Robert Ari Gutman - Senior Analyst
So is it -- should we read into the 2Ku deicing issue and the ZTE issue, is it possible that it delays the line-fit approval process because Boeing seems to be very focused on perfection in the supply chain? Secondly, when you talk about being more selective or disciplined on future deals, what are some of the levers there? And lastly, on the airline-direct model, is it -- the impact of customer overpricing was less revenue to you. Is it -- are these contracts really purely consumption-based on a per session or per month basis? Or is there a fixed charge element to it also?
Oakleigh Thorne - President, CEO & Director
So let's go back over to your questions. Question one was...
Robert Ari Gutman - Senior Analyst
Deicing and ZTE, does that delay the line-fit product progress -- process?
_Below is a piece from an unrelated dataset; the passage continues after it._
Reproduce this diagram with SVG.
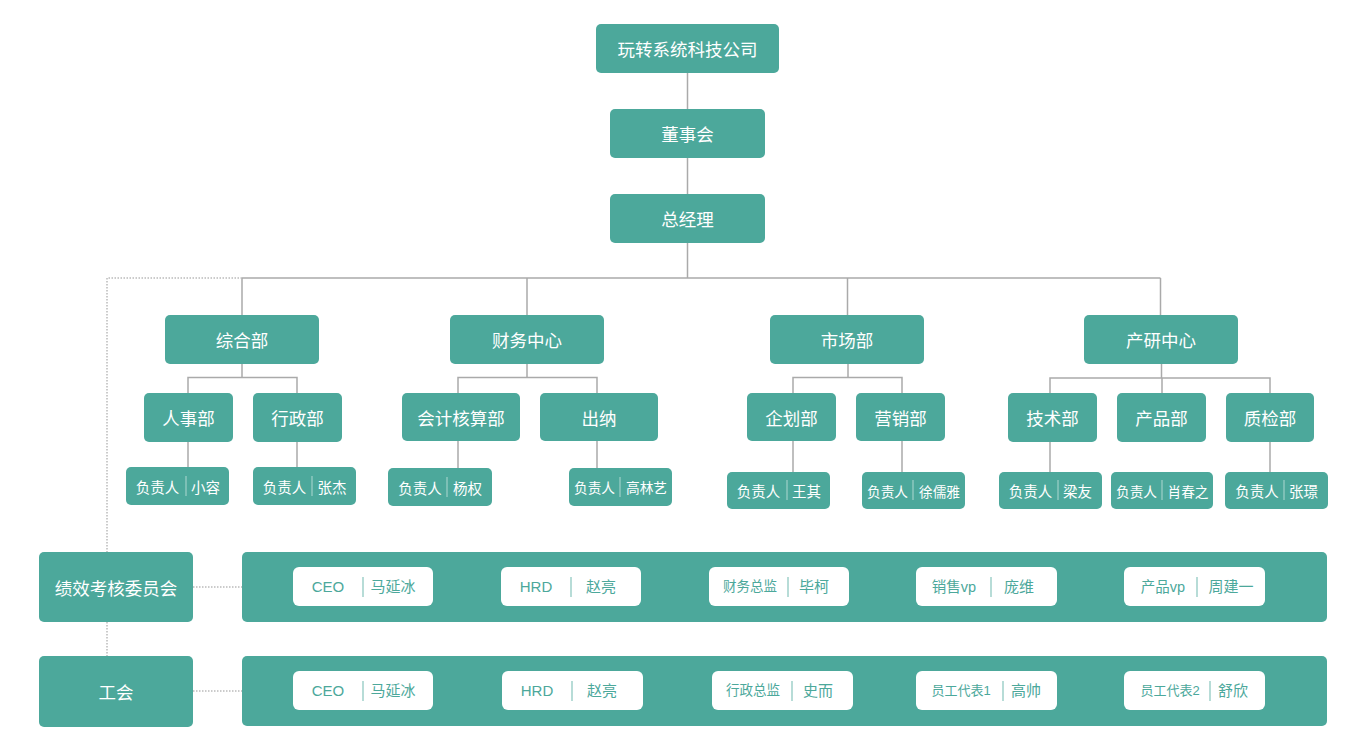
<svg xmlns="http://www.w3.org/2000/svg" width="1368" height="750" viewBox="0 0 1368 750">
<style>
.n{fill:#4ca89b}
.w{fill:#fff}
.t{fill:#fff;font-family:"Noto Sans CJK SC","Noto Sans",sans-serif;font-size:17.5px;text-anchor:middle;dominant-baseline:central}
.lt{fill:#fff;font-family:"Noto Sans CJK SC","Noto Sans",sans-serif;font-size:14.5px;text-anchor:middle;dominant-baseline:central}
.pt{fill:#4ca89b;font-family:"Liberation Sans","Noto Sans CJK SC",sans-serif;font-size:15px;text-anchor:middle;dominant-baseline:central}
.ld{stroke:#fff;stroke-opacity:0.55;stroke-width:1}
.pd{stroke:#4ca89b;stroke-opacity:0.8;stroke-width:1}
.c{fill:none;stroke:#aaaaaa;stroke-width:1.5}
.d{fill:none;stroke:#bbbbbb;stroke-width:1.5;stroke-dasharray:1.5 1.5}
</style>
<g id="connectors">
<path class="c" d="M687.5 73V109M687.5 158V194M687.5 243V278M242 278H1160.5M242 278V315M527 278V315M847.5 278V315M1160.5 278V315"/>
<path class="c" d="M242 364V377.5M188 393V377.5H297V393M188 442V467M297 442V467"/>
<path class="c" d="M527 364V377.5M458 393V377.5H597V393M458 441V468M597 441V468"/>
<path class="c" d="M848 364V377.5M793 393V377.5H902V393M793 441V472M902 441V472"/>
<path class="c" d="M1161.5 364V378M1050 393V378H1270V393M1162 378V393M1050 442V472M1270 442V472"/>
<path class="d" d="M242 278H107V552M107 622V656M193 587H242M193 691H242"/>
</g>
<g id="company"><rect class="n" x="596" y="24" width="183" height="49" rx="5"/><text class="t" x="687.5" y="48.5">玩转系统科技公司</text></g>
<g id="board"><rect class="n" x="610" y="109" width="155" height="49" rx="5"/><text class="t" x="687.5" y="133.5">董事会</text></g>
<g id="gm"><rect class="n" x="610" y="194" width="155" height="49" rx="5"/><text class="t" x="687.5" y="218.5">总经理</text></g>

<g id="zonghe"><rect class="n" x="165" y="315" width="154" height="49" rx="5"/><text class="t" x="242" y="339.5">综合部</text></g>
<g id="caiwu"><rect class="n" x="450" y="315" width="154" height="49" rx="5"/><text class="t" x="527" y="339.5">财务中心</text></g>
<g id="shichang"><rect class="n" x="770" y="315" width="154" height="49" rx="5"/><text class="t" x="847" y="339.5">市场部</text></g>
<g id="chanyan"><rect class="n" x="1084" y="315" width="154" height="49" rx="5"/><text class="t" x="1161" y="339.5">产研中心</text></g>

<g id="renshi"><rect class="n" x="144" y="393" width="89" height="49" rx="5"/><text class="t" x="188.5" y="417.5">人事部</text></g>
<g id="xingzheng"><rect class="n" x="253" y="393" width="89" height="49" rx="5"/><text class="t" x="297.5" y="417.5">行政部</text></g>
<g id="kuaiji"><rect class="n" x="402" y="393" width="118" height="48" rx="5"/><text class="t" x="461" y="417">会计核算部</text></g>
<g id="chuna"><rect class="n" x="540" y="393" width="118" height="48" rx="5"/><text class="t" x="599" y="417">出纳</text></g>
<g id="qihua"><rect class="n" x="747" y="393" width="89" height="48" rx="5"/><text class="t" x="791.5" y="417">企划部</text></g>
<g id="yingxiao"><rect class="n" x="856" y="393" width="89" height="48" rx="5"/><text class="t" x="900.5" y="417">营销部</text></g>
<g id="jishu"><rect class="n" x="1008" y="393" width="89" height="49" rx="5"/><text class="t" x="1052.5" y="417.5">技术部</text></g>
<g id="chanpin"><rect class="n" x="1117" y="393" width="89" height="49" rx="5"/><text class="t" x="1161.5" y="417.5">产品部</text></g>
<g id="zhijian"><rect class="n" x="1226" y="393" width="88" height="49" rx="5"/><text class="t" x="1270" y="417.5">质检部</text></g>

<g id="leaf-xiaorong"><rect class="n" x="126" y="467" width="103" height="38" rx="5"/><text class="lt" x="157.5" y="486">负责人</text><line class="ld" x1="186" y1="476" x2="186" y2="496"/><text class="lt" x="205.5" y="486">小容</text></g>
<g id="leaf-zhangjie"><rect class="n" x="253" y="467" width="103" height="38" rx="5"/><text class="lt" x="284.5" y="486">负责人</text><line class="ld" x1="312" y1="476" x2="312" y2="496"/><text class="lt" x="332" y="486">张杰</text></g>
<g id="leaf-yangquan"><rect class="n" x="388" y="468" width="104" height="38" rx="5"/><text class="lt" x="420" y="487">负责人</text><line class="ld" x1="447" y1="477" x2="447" y2="497"/><text class="lt" x="467.5" y="487">杨权</text></g>
<g id="leaf-gaolinyi"><rect class="n" x="569" y="468" width="103" height="38" rx="5"/><text class="lt" x="594.5" y="487" style="font-size:13.7px">负责人</text><line class="ld" x1="620" y1="477" x2="620" y2="497"/><text class="lt" x="646.5" y="487" style="font-size:13.7px">高林艺</text></g>
<g id="leaf-wangqi"><rect class="n" x="727" y="472" width="103" height="37" rx="5"/><text class="lt" x="758.5" y="490.5">负责人</text><line class="ld" x1="787" y1="480" x2="787" y2="500"/><text class="lt" x="806.5" y="490.5">王其</text></g>
<g id="leaf-xuruya"><rect class="n" x="862" y="472" width="103" height="37" rx="5"/><text class="lt" x="887.5" y="490.5" style="font-size:13.7px">负责人</text><line class="ld" x1="913" y1="480" x2="913" y2="500"/><text class="lt" x="939.5" y="490.5" style="font-size:13.7px">徐儒雅</text></g>
<g id="leaf-liangyou"><rect class="n" x="999" y="472" width="103" height="37" rx="5"/><text class="lt" x="1030.5" y="490.5">负责人</text><line class="ld" x1="1058" y1="480" x2="1058" y2="500"/><text class="lt" x="1077.5" y="490.5">梁友</text></g>
<g id="leaf-xiaochunzhi"><rect class="n" x="1111" y="472" width="102" height="37" rx="5"/><text class="lt" x="1136.5" y="490.5" style="font-size:13.7px">负责人</text><line class="ld" x1="1162" y1="480" x2="1162" y2="500"/><text class="lt" x="1188" y="490.5" style="font-size:13.7px">肖春之</text></g>
<g id="leaf-zhangjing"><rect class="n" x="1225" y="472" width="103" height="37" rx="5"/><text class="lt" x="1257" y="490.5">负责人</text><line class="ld" x1="1284" y1="480" x2="1284" y2="500"/><text class="lt" x="1303.5" y="490.5">张璟</text></g>

<g id="jixiao"><rect class="n" x="39" y="552" width="154" height="70" rx="5"/><text class="t" x="116" y="587">绩效考核委员会</text></g>
<g id="gonghui"><rect class="n" x="39" y="656" width="154" height="71" rx="5"/><text class="t" x="116" y="691.5">工会</text></g>

<g id="jixiao-members">
<rect class="n" x="242" y="552" width="1085" height="70" rx="5"/>
<rect class="w" x="293" y="567" width="140" height="39" rx="6"/><text class="pt" x="328" y="586.5">CEO</text><line class="pd" x1="363" y1="577" x2="363" y2="597"/><text class="pt" x="393" y="586.5">马延冰</text>
<rect class="w" x="501" y="567" width="140" height="39" rx="6"/><text class="pt" x="536" y="586.5">HRD</text><line class="pd" x1="571" y1="577" x2="571" y2="597"/><text class="pt" x="601" y="586.5">赵亮</text>
<rect class="w" x="709" y="567" width="140" height="39" rx="6"/><text class="pt" x="750" y="586.5" style="font-size:13.5px">财务总监</text><line class="pd" x1="788" y1="577" x2="788" y2="597"/><text class="pt" x="814" y="586.5">毕柯</text>
<rect class="w" x="916" y="567" width="141" height="39" rx="6"/><text class="pt" x="954" y="586.5" style="font-size:14.5px">销售vp</text><line class="pd" x1="991" y1="577" x2="991" y2="597"/><text class="pt" x="1019" y="586.5">庞维</text>
<rect class="w" x="1124" y="567" width="141" height="39" rx="6"/><text class="pt" x="1163" y="586.5" style="font-size:14.5px">产品vp</text><line class="pd" x1="1197" y1="577" x2="1197" y2="597"/><text class="pt" x="1231" y="586.5">周建一</text>
</g>
<g id="gonghui-members">
<rect class="n" x="242" y="656" width="1085" height="70" rx="5"/>
<rect class="w" x="293" y="671" width="140" height="39" rx="6"/><text class="pt" x="328" y="690.5">CEO</text><line class="pd" x1="363" y1="681" x2="363" y2="701"/><text class="pt" x="393" y="690.5">马延冰</text>
<rect class="w" x="502" y="671" width="141" height="39" rx="6"/><text class="pt" x="537" y="690.5">HRD</text><line class="pd" x1="572" y1="681" x2="572" y2="701"/><text class="pt" x="602" y="690.5">赵亮</text>
<rect class="w" x="712" y="671" width="141" height="39" rx="6"/><text class="pt" x="753" y="690.5" style="font-size:13.5px">行政总监</text><line class="pd" x1="792" y1="681" x2="792" y2="701"/><text class="pt" x="818" y="690.5">史而</text>
<rect class="w" x="916" y="671" width="141" height="39" rx="6"/><text class="pt" x="961" y="690.5" style="font-size:13px">员工代表1</text><line class="pd" x1="1003" y1="681" x2="1003" y2="701"/><text class="pt" x="1026" y="690.5">高帅</text>
<rect class="w" x="1124" y="671" width="141" height="39" rx="6"/><text class="pt" x="1170" y="690.5" style="font-size:13px">员工代表2</text><line class="pd" x1="1210" y1="681" x2="1210" y2="701"/><text class="pt" x="1233" y="690.5">舒欣</text>
</g>
</svg>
Oakleigh Thorne - President, CEO & Director
ZTE, no. It doesn't cause any lines to delay. First of all, the -- Next Gen is really not a line-fit issue. It's not in Commercial Aviation until it's in the RJ market. So that's a long way off. In terms of the mainline fleets, we basically fixed 2Ku at this point. It'd be fully fixed well before it would be on line-fit anyhow. And it hasn't affected the speed of our line-fit progress at all. Okay. So second question was around giving away our negotiating strategy on future contracts. And I don't think I'm going to give away our negotiating strategy on future contracts. So the third question was what again?
Robert Ari Gutman - Senior Analyst
On the airline-directed model, you were impacted this quarter because you said the airline overpriced. So it reduced revenue to you on a per session or per megabit basis. But how exposed are you to their -- with the balance of their control versus your stability?
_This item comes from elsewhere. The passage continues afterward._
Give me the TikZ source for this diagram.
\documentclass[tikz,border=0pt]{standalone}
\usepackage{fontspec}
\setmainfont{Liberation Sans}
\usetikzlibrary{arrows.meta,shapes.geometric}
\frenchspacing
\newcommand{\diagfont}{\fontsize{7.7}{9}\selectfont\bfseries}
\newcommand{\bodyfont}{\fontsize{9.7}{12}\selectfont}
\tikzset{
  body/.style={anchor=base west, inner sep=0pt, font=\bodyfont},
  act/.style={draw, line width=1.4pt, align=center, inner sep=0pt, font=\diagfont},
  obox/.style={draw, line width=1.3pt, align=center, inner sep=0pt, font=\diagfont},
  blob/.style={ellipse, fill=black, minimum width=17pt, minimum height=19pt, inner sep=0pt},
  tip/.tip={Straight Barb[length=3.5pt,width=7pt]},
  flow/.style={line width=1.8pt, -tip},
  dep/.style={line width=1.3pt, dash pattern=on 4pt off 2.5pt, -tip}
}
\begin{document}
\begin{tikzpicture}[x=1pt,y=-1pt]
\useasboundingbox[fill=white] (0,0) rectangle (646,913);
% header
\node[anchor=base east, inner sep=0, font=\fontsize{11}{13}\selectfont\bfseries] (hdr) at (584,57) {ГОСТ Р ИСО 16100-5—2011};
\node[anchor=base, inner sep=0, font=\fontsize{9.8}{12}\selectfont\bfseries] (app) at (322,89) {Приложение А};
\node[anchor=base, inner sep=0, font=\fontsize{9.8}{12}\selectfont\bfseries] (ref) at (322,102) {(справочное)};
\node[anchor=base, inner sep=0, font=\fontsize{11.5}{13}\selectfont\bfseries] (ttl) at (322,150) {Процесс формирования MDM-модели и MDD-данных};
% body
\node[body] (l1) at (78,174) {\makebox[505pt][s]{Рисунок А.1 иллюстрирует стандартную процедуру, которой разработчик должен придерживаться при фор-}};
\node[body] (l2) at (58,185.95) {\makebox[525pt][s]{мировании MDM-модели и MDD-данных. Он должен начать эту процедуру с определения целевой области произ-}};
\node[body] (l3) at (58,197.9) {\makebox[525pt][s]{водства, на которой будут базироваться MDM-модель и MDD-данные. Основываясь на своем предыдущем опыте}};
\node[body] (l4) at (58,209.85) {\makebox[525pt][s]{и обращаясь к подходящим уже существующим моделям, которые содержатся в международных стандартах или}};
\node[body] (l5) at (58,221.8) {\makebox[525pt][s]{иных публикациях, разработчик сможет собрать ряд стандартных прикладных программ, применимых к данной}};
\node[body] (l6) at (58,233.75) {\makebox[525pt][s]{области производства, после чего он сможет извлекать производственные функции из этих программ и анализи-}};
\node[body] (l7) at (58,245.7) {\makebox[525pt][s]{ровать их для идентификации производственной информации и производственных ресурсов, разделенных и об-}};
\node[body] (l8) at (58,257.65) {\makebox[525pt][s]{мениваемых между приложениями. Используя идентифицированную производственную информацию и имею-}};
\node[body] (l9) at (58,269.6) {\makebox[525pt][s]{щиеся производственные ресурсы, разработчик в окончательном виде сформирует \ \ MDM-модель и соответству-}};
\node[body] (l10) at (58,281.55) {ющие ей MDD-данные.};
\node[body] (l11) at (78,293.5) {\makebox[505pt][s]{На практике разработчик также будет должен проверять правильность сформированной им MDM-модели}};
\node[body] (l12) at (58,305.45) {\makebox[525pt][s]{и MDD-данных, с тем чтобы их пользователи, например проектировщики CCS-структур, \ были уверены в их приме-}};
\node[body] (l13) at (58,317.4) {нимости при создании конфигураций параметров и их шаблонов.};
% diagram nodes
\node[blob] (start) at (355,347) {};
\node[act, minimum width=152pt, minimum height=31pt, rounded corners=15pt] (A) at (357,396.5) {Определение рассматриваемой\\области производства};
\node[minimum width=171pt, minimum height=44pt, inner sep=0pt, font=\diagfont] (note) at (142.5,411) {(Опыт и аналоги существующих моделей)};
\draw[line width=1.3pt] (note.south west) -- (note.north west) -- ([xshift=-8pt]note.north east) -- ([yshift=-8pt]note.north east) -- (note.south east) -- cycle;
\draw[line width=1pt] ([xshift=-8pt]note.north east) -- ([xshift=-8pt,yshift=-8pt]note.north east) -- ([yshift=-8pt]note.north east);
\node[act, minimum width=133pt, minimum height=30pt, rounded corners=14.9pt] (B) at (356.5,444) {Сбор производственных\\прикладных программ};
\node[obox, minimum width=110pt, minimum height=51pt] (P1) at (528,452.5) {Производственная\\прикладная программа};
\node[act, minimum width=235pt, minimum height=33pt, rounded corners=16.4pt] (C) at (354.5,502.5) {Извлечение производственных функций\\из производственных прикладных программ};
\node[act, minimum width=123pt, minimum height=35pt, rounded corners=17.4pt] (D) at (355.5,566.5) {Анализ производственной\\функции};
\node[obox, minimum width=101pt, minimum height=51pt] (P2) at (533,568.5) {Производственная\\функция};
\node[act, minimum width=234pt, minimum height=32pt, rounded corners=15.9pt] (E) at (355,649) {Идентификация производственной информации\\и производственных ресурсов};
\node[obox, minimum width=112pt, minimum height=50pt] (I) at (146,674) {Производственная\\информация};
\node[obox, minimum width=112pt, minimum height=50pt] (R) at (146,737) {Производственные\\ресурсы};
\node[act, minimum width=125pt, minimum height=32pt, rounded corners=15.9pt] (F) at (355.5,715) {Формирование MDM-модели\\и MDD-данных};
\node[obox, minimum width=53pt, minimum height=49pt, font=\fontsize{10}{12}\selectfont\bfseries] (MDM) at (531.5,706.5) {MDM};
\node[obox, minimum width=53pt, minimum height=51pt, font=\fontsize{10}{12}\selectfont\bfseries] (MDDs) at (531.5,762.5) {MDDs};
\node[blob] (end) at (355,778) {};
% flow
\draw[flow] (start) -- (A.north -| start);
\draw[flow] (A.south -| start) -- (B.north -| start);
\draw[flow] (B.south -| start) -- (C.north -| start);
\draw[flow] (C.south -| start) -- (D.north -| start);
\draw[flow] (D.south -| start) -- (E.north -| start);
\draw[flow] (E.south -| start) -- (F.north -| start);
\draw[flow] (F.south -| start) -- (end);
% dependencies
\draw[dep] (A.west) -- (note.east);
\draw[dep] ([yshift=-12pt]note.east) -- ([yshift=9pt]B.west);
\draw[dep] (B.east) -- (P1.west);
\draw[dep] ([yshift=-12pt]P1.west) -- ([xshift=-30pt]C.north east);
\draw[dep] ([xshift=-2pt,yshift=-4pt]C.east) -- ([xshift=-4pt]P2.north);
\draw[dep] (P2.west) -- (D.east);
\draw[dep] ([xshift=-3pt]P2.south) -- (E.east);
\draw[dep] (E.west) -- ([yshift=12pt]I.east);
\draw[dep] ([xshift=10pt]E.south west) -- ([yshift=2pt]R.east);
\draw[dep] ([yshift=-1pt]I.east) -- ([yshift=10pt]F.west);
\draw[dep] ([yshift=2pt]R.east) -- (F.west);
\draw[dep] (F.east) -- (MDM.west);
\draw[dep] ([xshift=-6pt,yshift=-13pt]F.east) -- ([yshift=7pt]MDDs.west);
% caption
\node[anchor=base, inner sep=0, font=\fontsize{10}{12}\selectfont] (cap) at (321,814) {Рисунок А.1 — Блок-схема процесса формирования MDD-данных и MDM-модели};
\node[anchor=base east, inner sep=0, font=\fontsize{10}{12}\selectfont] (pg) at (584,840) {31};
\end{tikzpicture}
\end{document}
Oakleigh Thorne - President, CEO & Director
Yes. So in the airline-directed model, they have pricing control. And in this particular case and because it's a large case, the way it was priced has not optimized demand. Generally, it has done a good -- hasn't had a very positive impact on demand. So if you believe that airlines want to anger their customers and decrease penetration of IFC, then we'd be in a lot of risk. I personally think that airlines want to improve customer satisfaction and want to have high-quality in-flight connectivity and want to have more penetration, at least that's what they all tell us. So generally, I think that aligns their interest with ours, which is driving usage or sessions. Typically, we are getting paid by sessions. In some cases, we may get paid by megabits. The deals do vary a lot depending on how the airline wants to structure them.
Robert Ari Gutman - Senior Analyst
Is there a minimum associated with that, like a monthly minimum, (inaudible)? Anything like that in some of these contracts?
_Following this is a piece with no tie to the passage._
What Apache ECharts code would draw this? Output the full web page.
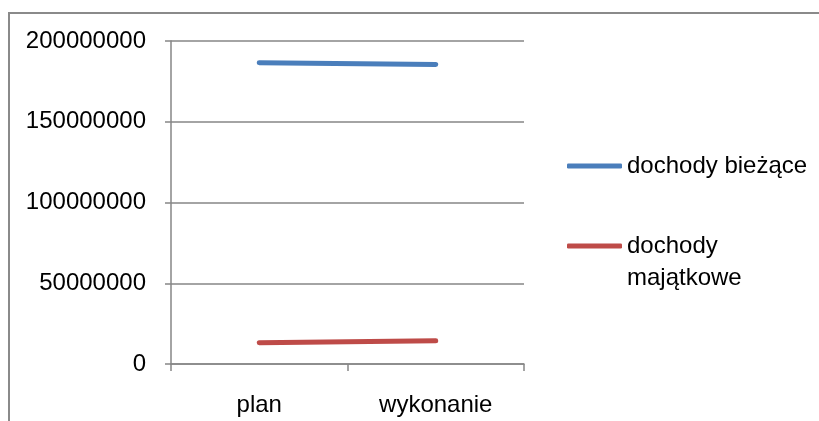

Oakleigh Thorne - President, CEO & Director
I don't want to get into all of the nefarious details of different contracts because there's a lot of them. And I might -- out of 22 contracts, I might get a clause wrong. So -- but generally, the way to think about it is that volume and usage are good for us.
Operator
And I'm showing no further questions in queue at this time. I would like to turn the conference back over to Oakleigh Thorne, the company's CEO, for closing remarks.
Oakleigh Thorne - President, CEO & Director
Thank you very much, everybody, for attending our call today. I guess I'd like to finish up with a couple of comments.
First of all, yes, we are having our issues right now, but I really believe the future is bright for this company. Passengers want connectivity. Airlines want to provide it. Providing connectivity at 36,000 feet and 600 miles per hour is a really hard thing to do, and we are really good at it. And in fact, I would say that we are the best at it. So as long as you believe that connectivity is going to grow, you've got to believe that Gogo is going to have a positive future.
I talked a lot today about our plan. We have -- once our plan's complete, we intend to become more active on the Investor Relations front. And in that context, I look forward to continuing our dialogue, sharing our plans and ultimately, sharing our results.
Have a good day. Thank you.
Operator
Ladies and gentlemen, thank you for your participation in today's conference. This concludes the program. You may now disconnect. Everyone have a great day.